Week 7 covers inequalities, which most 6th graders find either confusing or strangely fun. They learn to write constraints like “you must be at least 48 inches tall” as h ≥ 48, graph solution sets on a number line, and understand why there are infinitely many solutions instead of one. Week 8 moves into two-variable relationships: identifying independent and dependent variables, writing equations like d = 55t, completing tables of values, and plotting ordered pairs. It’s a clean bridge toward 7th grade ratio work and eventually functions.
Week 9 is cumulative review and a unit assessment. Students work through all nine standards across five worksheets, including a final assessment where every problem maps back to a specific 6.EE standard. The review worksheets are mixed rather than organized by topic, which is intentional — interleaved practice is significantly better for retention than blocked practice, and by week 9 the goal is for students to recognize problem types quickly rather than being prompted by section headings.
What’s in the Pack
Each week includes 5 worksheets and a complete answer key. The worksheets are designed to be done one per day, roughly 20-30 minutes each. They follow a progression within the week — understand, apply, apply, analyze, evaluate/create — so there’s a built-in gradient from straightforward practice toward problems that require more reasoning. The word problems use realistic contexts: earning money, measuring recipes, splitting players into teams. Nothing absurd or artificially cheerful, just situations that make the math feel like it has a reason to exist.

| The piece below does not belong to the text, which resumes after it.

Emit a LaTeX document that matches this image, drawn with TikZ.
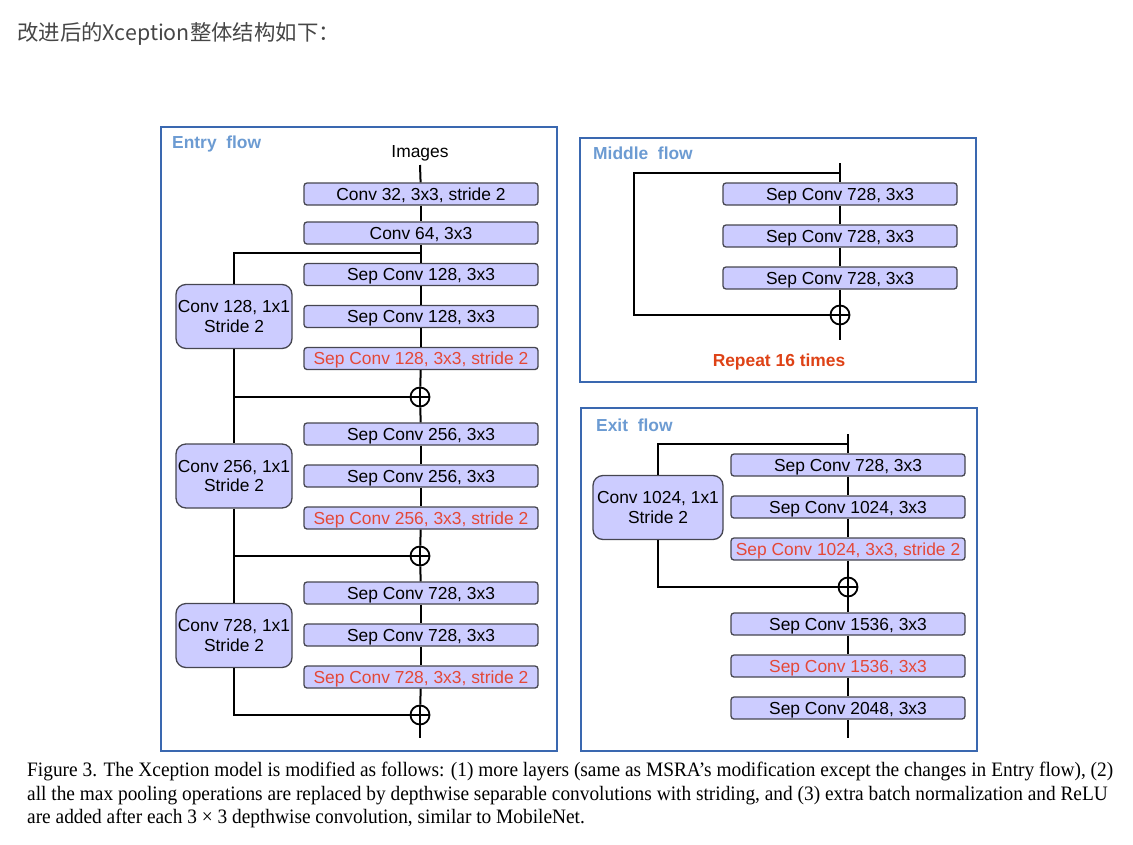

This pack covers all nine standards in the Common Core 6.EE domain: 6.EE.A.1 through 6.EE.A.4 (expressions and exponents), 6.EE.B.5 through 6.EE.B.8 (equations and inequalities), and 6.EE.C.9 (two-variable relationships). If your kid’s class is working through these standards over the course of a semester, the weekly structure lines up cleanly with that pacing. If you’re using this for summer work or extra practice, the cumulative week-9 review gives you a solid way to check where they are before 7th grade starts.